From the first line of the data below through the line bearing "0.737, 0.655, 0.655]", reproduce each line exactly; do not include pictures.

## DATASET EXTRACT
+ + + + +

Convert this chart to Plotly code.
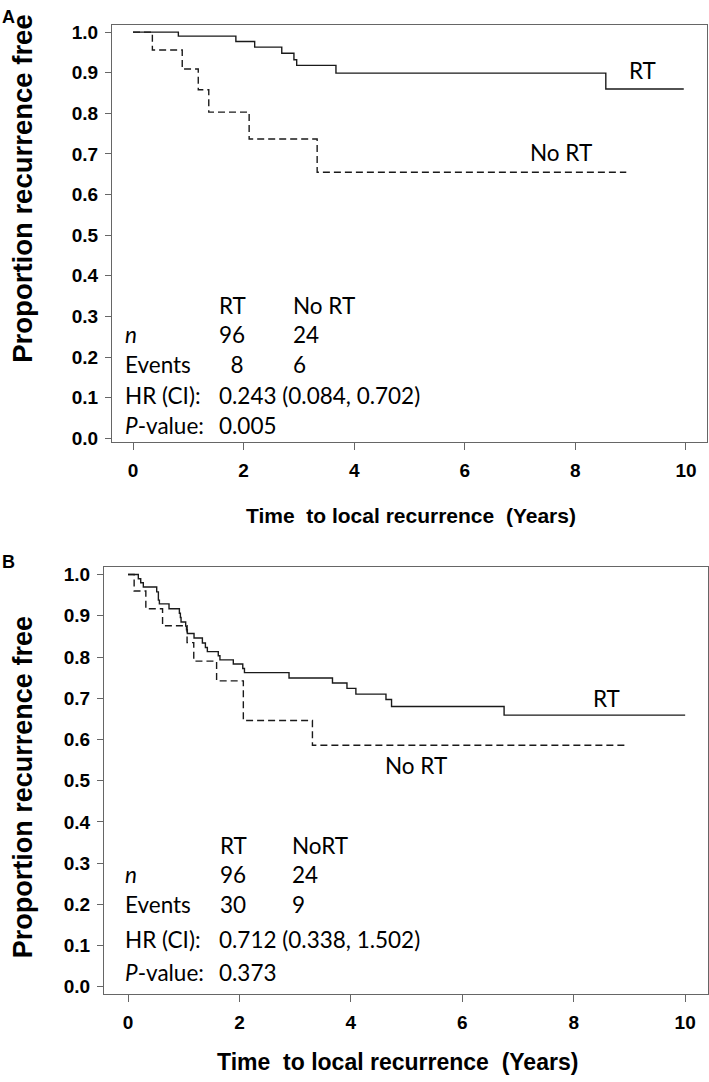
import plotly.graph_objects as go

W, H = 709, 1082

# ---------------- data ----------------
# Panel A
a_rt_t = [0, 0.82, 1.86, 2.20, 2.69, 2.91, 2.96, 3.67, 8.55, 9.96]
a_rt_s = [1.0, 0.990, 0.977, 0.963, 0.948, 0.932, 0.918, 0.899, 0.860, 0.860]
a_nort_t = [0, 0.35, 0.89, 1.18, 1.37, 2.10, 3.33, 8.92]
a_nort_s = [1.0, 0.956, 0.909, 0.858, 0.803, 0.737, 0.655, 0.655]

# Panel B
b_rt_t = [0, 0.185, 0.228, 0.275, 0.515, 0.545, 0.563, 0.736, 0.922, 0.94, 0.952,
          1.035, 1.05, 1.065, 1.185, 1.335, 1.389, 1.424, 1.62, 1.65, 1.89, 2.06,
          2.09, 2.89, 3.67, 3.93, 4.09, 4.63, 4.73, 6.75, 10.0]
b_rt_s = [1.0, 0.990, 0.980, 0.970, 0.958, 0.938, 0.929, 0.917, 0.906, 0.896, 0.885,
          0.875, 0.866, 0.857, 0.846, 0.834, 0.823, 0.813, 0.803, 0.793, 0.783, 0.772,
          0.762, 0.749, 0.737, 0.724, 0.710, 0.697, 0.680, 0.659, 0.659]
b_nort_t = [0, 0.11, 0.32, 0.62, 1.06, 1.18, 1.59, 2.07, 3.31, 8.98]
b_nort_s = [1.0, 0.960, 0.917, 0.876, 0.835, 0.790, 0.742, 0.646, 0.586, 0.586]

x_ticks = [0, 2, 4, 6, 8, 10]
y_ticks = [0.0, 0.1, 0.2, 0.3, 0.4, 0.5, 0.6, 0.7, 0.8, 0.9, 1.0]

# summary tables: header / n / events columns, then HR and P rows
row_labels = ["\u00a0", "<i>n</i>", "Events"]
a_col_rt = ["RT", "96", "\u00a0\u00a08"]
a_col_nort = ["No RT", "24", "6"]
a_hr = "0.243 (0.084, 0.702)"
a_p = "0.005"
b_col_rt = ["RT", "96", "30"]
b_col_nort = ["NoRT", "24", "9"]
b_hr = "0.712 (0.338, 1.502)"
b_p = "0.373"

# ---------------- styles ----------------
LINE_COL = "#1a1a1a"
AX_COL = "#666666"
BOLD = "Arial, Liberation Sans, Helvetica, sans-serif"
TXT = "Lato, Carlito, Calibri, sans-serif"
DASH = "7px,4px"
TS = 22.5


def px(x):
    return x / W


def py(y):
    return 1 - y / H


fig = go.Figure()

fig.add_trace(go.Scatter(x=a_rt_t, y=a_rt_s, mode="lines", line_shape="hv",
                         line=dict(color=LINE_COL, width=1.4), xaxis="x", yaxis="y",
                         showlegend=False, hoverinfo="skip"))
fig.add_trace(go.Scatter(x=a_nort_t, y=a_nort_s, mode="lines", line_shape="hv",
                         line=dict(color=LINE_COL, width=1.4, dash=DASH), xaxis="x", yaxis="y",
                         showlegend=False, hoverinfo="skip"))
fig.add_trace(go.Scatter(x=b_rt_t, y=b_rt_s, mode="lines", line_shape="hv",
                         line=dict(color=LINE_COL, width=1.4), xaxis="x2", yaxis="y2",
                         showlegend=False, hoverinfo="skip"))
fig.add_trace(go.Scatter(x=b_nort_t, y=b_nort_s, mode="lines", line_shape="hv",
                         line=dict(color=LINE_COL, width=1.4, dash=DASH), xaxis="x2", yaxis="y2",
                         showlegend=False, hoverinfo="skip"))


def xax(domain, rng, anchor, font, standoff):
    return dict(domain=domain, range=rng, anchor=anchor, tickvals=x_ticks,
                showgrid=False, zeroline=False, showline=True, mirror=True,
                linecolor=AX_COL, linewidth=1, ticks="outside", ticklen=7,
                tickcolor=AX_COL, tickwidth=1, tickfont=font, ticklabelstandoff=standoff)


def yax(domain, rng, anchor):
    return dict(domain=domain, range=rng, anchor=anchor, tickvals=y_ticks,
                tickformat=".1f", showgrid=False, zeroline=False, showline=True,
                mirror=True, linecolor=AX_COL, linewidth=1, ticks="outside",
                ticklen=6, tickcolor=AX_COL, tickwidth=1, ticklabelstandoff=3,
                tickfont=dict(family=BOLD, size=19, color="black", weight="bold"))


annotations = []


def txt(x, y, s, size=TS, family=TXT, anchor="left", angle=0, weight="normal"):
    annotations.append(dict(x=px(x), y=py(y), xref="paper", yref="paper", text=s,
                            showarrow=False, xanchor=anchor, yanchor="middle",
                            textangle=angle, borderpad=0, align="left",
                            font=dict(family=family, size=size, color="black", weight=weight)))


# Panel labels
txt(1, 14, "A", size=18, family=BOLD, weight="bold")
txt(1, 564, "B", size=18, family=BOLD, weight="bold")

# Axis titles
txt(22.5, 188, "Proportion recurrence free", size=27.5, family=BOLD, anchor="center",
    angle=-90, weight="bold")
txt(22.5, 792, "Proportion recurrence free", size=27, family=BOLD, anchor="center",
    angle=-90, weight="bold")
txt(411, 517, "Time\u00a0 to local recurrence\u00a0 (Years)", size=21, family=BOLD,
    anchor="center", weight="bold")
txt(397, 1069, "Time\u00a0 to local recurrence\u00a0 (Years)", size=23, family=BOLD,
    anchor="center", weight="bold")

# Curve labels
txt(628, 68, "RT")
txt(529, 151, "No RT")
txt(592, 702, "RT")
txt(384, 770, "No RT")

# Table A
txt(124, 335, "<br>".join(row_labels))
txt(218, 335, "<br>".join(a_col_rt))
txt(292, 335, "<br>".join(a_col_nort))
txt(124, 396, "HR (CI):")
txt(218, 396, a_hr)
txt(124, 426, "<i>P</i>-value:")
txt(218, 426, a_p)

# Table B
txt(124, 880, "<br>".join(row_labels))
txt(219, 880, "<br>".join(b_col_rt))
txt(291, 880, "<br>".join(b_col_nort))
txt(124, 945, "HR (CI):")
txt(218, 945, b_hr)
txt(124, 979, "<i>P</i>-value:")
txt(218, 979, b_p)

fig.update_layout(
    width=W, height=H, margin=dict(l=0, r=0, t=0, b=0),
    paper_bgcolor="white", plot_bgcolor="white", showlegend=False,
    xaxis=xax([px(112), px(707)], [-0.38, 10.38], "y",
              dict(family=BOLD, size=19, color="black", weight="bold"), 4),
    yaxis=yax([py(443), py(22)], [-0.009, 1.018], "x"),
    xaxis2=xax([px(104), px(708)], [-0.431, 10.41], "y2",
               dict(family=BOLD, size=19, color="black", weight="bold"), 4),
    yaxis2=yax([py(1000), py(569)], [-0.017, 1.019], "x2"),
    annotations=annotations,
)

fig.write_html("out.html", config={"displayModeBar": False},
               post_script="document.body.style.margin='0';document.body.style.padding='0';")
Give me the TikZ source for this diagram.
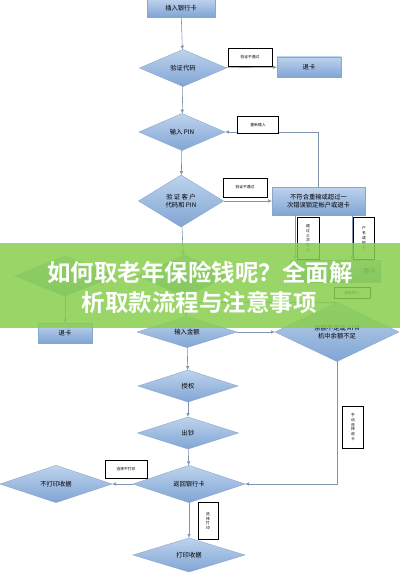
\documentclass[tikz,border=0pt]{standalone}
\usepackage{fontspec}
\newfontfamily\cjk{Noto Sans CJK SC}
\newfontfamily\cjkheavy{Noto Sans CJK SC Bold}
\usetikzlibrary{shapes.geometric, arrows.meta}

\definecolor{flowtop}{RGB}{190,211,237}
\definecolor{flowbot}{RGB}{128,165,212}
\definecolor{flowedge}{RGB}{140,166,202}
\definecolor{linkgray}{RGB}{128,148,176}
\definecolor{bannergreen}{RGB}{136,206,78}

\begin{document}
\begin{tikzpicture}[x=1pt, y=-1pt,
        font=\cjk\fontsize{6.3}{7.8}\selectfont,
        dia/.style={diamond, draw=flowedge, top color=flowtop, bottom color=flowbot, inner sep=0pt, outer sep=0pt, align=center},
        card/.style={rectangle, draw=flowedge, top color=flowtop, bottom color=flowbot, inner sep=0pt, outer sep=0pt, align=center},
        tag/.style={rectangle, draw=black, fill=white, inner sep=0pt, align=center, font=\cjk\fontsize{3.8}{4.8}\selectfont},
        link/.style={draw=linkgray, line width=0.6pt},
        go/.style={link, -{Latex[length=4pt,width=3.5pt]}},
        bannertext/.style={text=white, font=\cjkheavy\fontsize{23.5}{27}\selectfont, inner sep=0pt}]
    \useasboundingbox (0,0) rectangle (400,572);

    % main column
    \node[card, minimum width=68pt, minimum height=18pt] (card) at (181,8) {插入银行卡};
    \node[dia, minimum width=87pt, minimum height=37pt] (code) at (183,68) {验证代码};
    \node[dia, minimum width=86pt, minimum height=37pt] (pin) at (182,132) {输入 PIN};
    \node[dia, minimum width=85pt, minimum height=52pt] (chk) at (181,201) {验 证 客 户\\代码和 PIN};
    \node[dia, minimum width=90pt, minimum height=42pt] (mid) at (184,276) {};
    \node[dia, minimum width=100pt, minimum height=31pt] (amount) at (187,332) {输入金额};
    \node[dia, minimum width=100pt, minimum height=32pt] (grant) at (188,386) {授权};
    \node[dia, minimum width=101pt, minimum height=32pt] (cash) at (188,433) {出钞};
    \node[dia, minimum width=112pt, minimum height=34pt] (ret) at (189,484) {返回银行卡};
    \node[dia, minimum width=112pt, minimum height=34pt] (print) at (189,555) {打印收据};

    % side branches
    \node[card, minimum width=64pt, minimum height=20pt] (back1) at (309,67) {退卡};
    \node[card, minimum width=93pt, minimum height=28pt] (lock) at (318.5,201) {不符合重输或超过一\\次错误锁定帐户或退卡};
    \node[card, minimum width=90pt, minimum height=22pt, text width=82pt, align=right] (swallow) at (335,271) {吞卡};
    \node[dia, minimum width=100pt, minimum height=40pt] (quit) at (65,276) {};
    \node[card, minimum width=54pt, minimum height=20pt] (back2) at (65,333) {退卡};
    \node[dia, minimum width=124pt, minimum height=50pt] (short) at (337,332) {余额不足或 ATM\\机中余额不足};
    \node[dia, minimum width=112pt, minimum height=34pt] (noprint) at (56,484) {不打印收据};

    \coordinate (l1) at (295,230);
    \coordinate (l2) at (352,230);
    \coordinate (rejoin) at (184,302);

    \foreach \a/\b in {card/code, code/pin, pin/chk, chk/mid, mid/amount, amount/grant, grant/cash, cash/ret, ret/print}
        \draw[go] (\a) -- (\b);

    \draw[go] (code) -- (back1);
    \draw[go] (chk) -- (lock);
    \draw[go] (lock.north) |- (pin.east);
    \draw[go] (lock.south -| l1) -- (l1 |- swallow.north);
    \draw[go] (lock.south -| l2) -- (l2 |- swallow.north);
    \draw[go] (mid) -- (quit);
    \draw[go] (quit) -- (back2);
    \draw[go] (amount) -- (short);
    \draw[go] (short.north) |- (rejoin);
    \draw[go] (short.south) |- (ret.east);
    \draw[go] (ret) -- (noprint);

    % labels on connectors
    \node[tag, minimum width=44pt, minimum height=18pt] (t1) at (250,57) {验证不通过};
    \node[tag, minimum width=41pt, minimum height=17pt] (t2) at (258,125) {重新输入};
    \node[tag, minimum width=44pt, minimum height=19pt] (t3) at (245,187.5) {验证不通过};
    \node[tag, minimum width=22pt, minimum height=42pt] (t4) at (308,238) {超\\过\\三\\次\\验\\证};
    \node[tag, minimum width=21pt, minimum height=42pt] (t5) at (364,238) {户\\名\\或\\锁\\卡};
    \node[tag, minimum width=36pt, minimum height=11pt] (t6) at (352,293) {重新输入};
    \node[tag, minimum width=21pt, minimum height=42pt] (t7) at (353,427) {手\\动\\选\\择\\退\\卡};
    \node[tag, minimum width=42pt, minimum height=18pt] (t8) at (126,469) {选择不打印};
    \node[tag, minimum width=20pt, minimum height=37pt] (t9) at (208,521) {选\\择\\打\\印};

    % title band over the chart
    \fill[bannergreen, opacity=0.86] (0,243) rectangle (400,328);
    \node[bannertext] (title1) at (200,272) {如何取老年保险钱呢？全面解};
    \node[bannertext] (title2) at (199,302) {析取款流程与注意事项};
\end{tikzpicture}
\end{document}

+ + + + +

## OUTPUT BELOW
Convert this chart to Plotly code.
import plotly.graph_objects as go

W, H = 709, 1082

# ---------------- data ----------------
# Panel A
a_rt_t = [0, 0.82, 1.86, 2.20, 2.69, 2.91, 2.96, 3.67, 8.55, 9.96]
a_rt_s = [1.0, 0.990, 0.977, 0.963, 0.948, 0.932, 0.918, 0.899, 0.860, 0.860]
a_nort_t = [0, 0.35, 0.89, 1.18, 1.37, 2.10, 3.33, 8.92]
a_nort_s = [1.0, 0.956, 0.909, 0.858, 0.803, 0.737, 0.655, 0.655]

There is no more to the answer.